We'll all get there eventually, right, yogis? |
For savasana at the end of my weekly yoga class, I frequently read a poem or other passage to the supine assemblage in our sangha. I select these rather haphazardly; sometimes it’s a Zen-ish piece on being one with the universe, other times I am in more of a playful mood.
This past Wednesday, in the face of our collective national angst over the upcoming election, and a heavier-than-usual list of prayer concerns (with which we always begin our practice), I decided to go for the funny. I found a terrific poem by Paul Hostofsky, “Late to the Gratitude Meeting.” It begins:
The guy in front of me in traffic
is letting everyone in,
waving at the cars like a policeman
or a pope--
and I really have no patience for all
the indulgence
and magnanimity at my expense
because I'm late for the gratitude meeting,
which is only an hour long.
And if I miss the first ten minutes
of silent meditation I'm going to scream,
because it's my favorite part and because
it helps me remember to breathe.
And I'm going to throttle this guy…
Ironically, as our friend continues to seethe, he is completely mIssing the fact that his actual gratitude teacher is that other, serene driver, generously waving people on. Ha ha! What a dunce!
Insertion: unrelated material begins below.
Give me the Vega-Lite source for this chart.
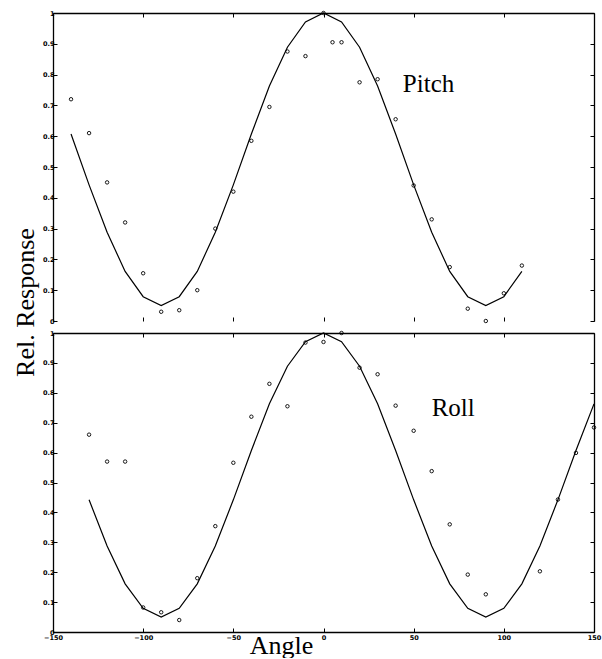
{
  "$schema": "https://vega.github.io/schema/vega-lite/v6.json",
  "background": "white",
  "padding": {"left": 12, "top": 9, "right": 5, "bottom": 0},
  "config": {
    "view": {"stroke": null},
    "axis": {
      "grid": false,
      "domainColor": "black",
      "domainWidth": 1.3,
      "tickColor": "black",
      "tickSize": -4,
      "tickWidth": 1,
      "labelFont": "DejaVu Sans",
      "labelFontSize": 6.5,
      "labelFontWeight": "bold",
      "labelColor": "black",
      "labelPadding": 3,
      "labelFlush": false,
      "titleFont": "Liberation Serif",
      "titleFontWeight": "normal",
      "titleColor": "black",
      "titleFontSize": 26
    }
  },
  "datasets": {
    "pitch_fit": [
      {"angle": -140, "value": 0.607}, {"angle": -130, "value": 0.442}, {"angle": -120, "value": 0.288},
      {"angle": -110, "value": 0.161}, {"angle": -100, "value": 0.079}, {"angle": -90, "value": 0.05},
      {"angle": -80, "value": 0.079}, {"angle": -70, "value": 0.161}, {"angle": -60, "value": 0.288},
      {"angle": -50, "value": 0.442}, {"angle": -40, "value": 0.607}, {"angle": -30, "value": 0.763},
      {"angle": -20, "value": 0.889}, {"angle": -10, "value": 0.971}, {"angle": 0, "value": 1.0},
      {"angle": 10, "value": 0.971}, {"angle": 20, "value": 0.889}, {"angle": 30, "value": 0.763},
      {"angle": 40, "value": 0.607}, {"angle": 50, "value": 0.442}, {"angle": 60, "value": 0.288},
      {"angle": 70, "value": 0.161}, {"angle": 80, "value": 0.079}, {"angle": 90, "value": 0.05},
      {"angle": 100, "value": 0.079}, {"angle": 110, "value": 0.161}
    ],
    "pitch_obs": [
      {"angle": -140, "value": 0.72}, {"angle": -130, "value": 0.61}, {"angle": -120, "value": 0.45},
      {"angle": -110, "value": 0.32}, {"angle": -100, "value": 0.155}, {"angle": -90, "value": 0.03},
      {"angle": -80, "value": 0.035}, {"angle": -70, "value": 0.10}, {"angle": -60, "value": 0.30},
      {"angle": -50, "value": 0.42}, {"angle": -40, "value": 0.585}, {"angle": -30, "value": 0.695},
      {"angle": -20, "value": 0.875}, {"angle": -10, "value": 0.86}, {"angle": 0, "value": 1.0},
      {"angle": 5, "value": 0.905}, {"angle": 10, "value": 0.905}, {"angle": 20, "value": 0.775},
      {"angle": 30, "value": 0.785}, {"angle": 40, "value": 0.655}, {"angle": 50, "value": 0.44},
      {"angle": 60, "value": 0.33}, {"angle": 70, "value": 0.175}, {"angle": 80, "value": 0.04},
      {"angle": 90, "value": 0.0}, {"angle": 100, "value": 0.09}, {"angle": 110, "value": 0.18}
    ],
    "roll_fit": [
      {"angle": -130, "value": 0.442}, {"angle": -120, "value": 0.288}, {"angle": -110, "value": 0.161},
      {"angle": -100, "value": 0.079}, {"angle": -90, "value": 0.05}, {"angle": -80, "value": 0.079},
      {"angle": -70, "value": 0.161}, {"angle": -60, "value": 0.288}, {"angle": -50, "value": 0.442},
      {"angle": -40, "value": 0.607}, {"angle": -30, "value": 0.763}, {"angle": -20, "value": 0.889},
      {"angle": -10, "value": 0.971}, {"angle": 0, "value": 1.0}, {"angle": 10, "value": 0.971},
      {"angle": 20, "value": 0.889}, {"angle": 30, "value": 0.763}, {"angle": 40, "value": 0.607},
      {"angle": 50, "value": 0.442}, {"angle": 60, "value": 0.288}, {"angle": 70, "value": 0.161},
      {"angle": 80, "value": 0.079}, {"angle": 90, "value": 0.05}, {"angle": 100, "value": 0.079},
      {"angle": 110, "value": 0.161}, {"angle": 120, "value": 0.288}, {"angle": 130, "value": 0.442},
      {"angle": 140, "value": 0.607}, {"angle": 150, "value": 0.763}
    ],
    "roll_obs": [
      {"angle": -130, "value": 0.66}, {"angle": -120, "value": 0.57}, {"angle": -110, "value": 0.57},
      {"angle": -100, "value": 0.082}, {"angle": -90, "value": 0.066}, {"angle": -80, "value": 0.04},
      {"angle": -70, "value": 0.18}, {"angle": -60, "value": 0.354}, {"angle": -50, "value": 0.566},
      {"angle": -40, "value": 0.72}, {"angle": -30, "value": 0.83}, {"angle": -20, "value": 0.755},
      {"angle": -10, "value": 0.968}, {"angle": 0, "value": 0.97}, {"angle": 10, "value": 1.0},
      {"angle": 20, "value": 0.884}, {"angle": 30, "value": 0.862}, {"angle": 40, "value": 0.757},
      {"angle": 50, "value": 0.673}, {"angle": 60, "value": 0.538}, {"angle": 70, "value": 0.36},
      {"angle": 80, "value": 0.192}, {"angle": 90, "value": 0.126}, {"angle": 120, "value": 0.203},
      {"angle": 130, "value": 0.443}, {"angle": 140, "value": 0.599}, {"angle": 150, "value": 0.684}
    ],
    "pitch_label": [{"label": "Pitch", "angle": 44, "value": 0.743}],
    "roll_label": [{"label": "Roll", "angle": 60, "value": 0.723}]
  },
  "bounds": "flush",
  "spacing": 12,
  "vconcat": [
    {
      "width": 541,
      "height": 308,
      "layer": [
        {
          "data": {"name": "pitch_fit"},
          "mark": {"type": "line", "color": "black", "strokeWidth": 1.2},
          "encoding": {
            "x": {"field": "angle", "type": "quantitative",
              "scale": {"domain": [-150, 150], "nice": false, "zero": false},
              "axis": {"orient": "bottom", "labels": false, "domain": false, "title": null, "values": [-150, -100, -50, 0, 50, 100, 150]}},
            "y": {"field": "value", "type": "quantitative",
              "scale": {"domain": [0, 1], "nice": false, "zero": false},
              "axis": {"orient": "left", "values": [0, 0.1, 0.2, 0.3, 0.4, 0.5, 0.6, 0.7, 0.8, 0.9, 1], "format": "~g",
                "title": "Rel. Response", "titleAngle": 270, "titleX": -20, "titleY": 289, "titleAlign": "center", "titleBaseline": "alphabetic"}}
          }
        },
        {
          "data": {"name": "pitch_obs"},
          "mark": {"type": "point", "shape": "circle", "filled": false, "color": "black", "size": 12, "strokeWidth": 0.9, "opacity": 1},
          "encoding": {
            "x": {"field": "angle", "type": "quantitative",
              "axis": {"orient": "top", "labels": false, "title": null, "values": [-150, -100, -50, 0, 50, 100, 150]}},
            "y": {"field": "value", "type": "quantitative",
              "axis": {"orient": "right", "labels": false, "title": null, "values": [0, 0.1, 0.2, 0.3, 0.4, 0.5, 0.6, 0.7, 0.8, 0.9, 1]}}
          }
        },
        {
          "data": {"name": "pitch_label"},
          "mark": {"type": "text", "font": "Liberation Serif", "fontSize": 25, "align": "left", "baseline": "alphabetic", "color": "black"},
          "encoding": {
            "x": {"field": "angle", "type": "quantitative", "axis": null},
            "y": {"field": "value", "type": "quantitative", "axis": null},
            "text": {"field": "label"}
          }
        }
      ],
      "resolve": {"axis": {"x": "independent", "y": "independent"}}
    },
    {
      "width": 541,
      "height": 299,
      "layer": [
        {
          "data": {"name": "roll_fit"},
          "mark": {"type": "line", "color": "black", "strokeWidth": 1.2},
          "encoding": {
            "x": {"field": "angle", "type": "quantitative",
              "scale": {"domain": [-150, 150], "nice": false, "zero": false},
              "axis": {"orient": "bottom", "values": [-150, -100, -50, 0, 50, 100, 150], "labelPadding": 6,
                "title": "Angle", "titleX": 228, "titleY": 21, "titleAlign": "center", "titleBaseline": "alphabetic"}},
            "y": {"field": "value", "type": "quantitative",
              "scale": {"domain": [0, 1], "nice": false, "zero": false},
              "axis": {"orient": "left", "values": [0, 0.1, 0.2, 0.3, 0.4, 0.5, 0.6, 0.7, 0.8, 0.9, 1], "format": "~g", "title": null}}
          }
        },
        {
          "data": {"name": "roll_obs"},
          "mark": {"type": "point", "shape": "circle", "filled": false, "color": "black", "size": 12, "strokeWidth": 0.9, "opacity": 1},
          "encoding": {
            "x": {"field": "angle", "type": "quantitative",
              "axis": {"orient": "top", "labels": false, "title": null, "values": [-150, -100, -50, 0, 50, 100, 150]}},
            "y": {"field": "value", "type": "quantitative",
              "axis": {"orient": "right", "labels": false, "title": null, "values": [0, 0.1, 0.2, 0.3, 0.4, 0.5, 0.6, 0.7, 0.8, 0.9, 1]}}
          }
        },
        {
          "data": {"name": "roll_label"},
          "mark": {"type": "text", "font": "Liberation Serif", "fontSize": 25, "align": "left", "baseline": "alphabetic", "color": "black"},
          "encoding": {
            "x": {"field": "angle", "type": "quantitative", "axis": null},
            "y": {"field": "value", "type": "quantitative", "axis": null},
            "text": {"field": "label"}
          }
        }
      ],
      "resolve": {"axis": {"x": "independent", "y": "independent"}}
    }
  ]
}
Except that dunce is usually me.
How often do I tick off the to-dos like a madwoman, oblivious to the multitude of Life Lessons that are right there, free for the learning? And even when I am cognizant of those golden opportunities, I’m too busy thinking about how I will use them in my writing. I’m walking through beautiful Hershey Gardens with my future daughter-in-law, taking endless photos of the flowers and butterflies (for my blog? My newsletter? That piece I’m working on for the spiritual magazine?) “Pix or it didn’t happen”? But it did happen, and I didn’t allow myself to just relax and experience it. I don’t trust that the learnings will sink in without my ultra-efforts to capture them for posterity. And, parenthetically, will I ever again look at most of the zillions of iPhone pictures I’ve taken? Will my survivors save them, or will they (much likelier) dump them all?
Clearly, I need to change my focus (and not camera focus either). As I write this, it is very early Sunday morning. I am alone in Patrick and Ashlyn’s kitchen. Out the window, there is an awesome cloud formation in the shape of a big fish, its “scales” tinged with sunrise light. Those well-known Sunday Scaries have not yet arrived. The challenges of the week ahead are still a comfortable distance away. Can I jettison all those to-dos for once, and replace them with thank yous?
On this journey we undertake together, we'll all get there eventually, right? I sip my cup of coffee, savoring this brand new day. And I pray, right now, that I’m not too late for the gratitude meeting that is my life.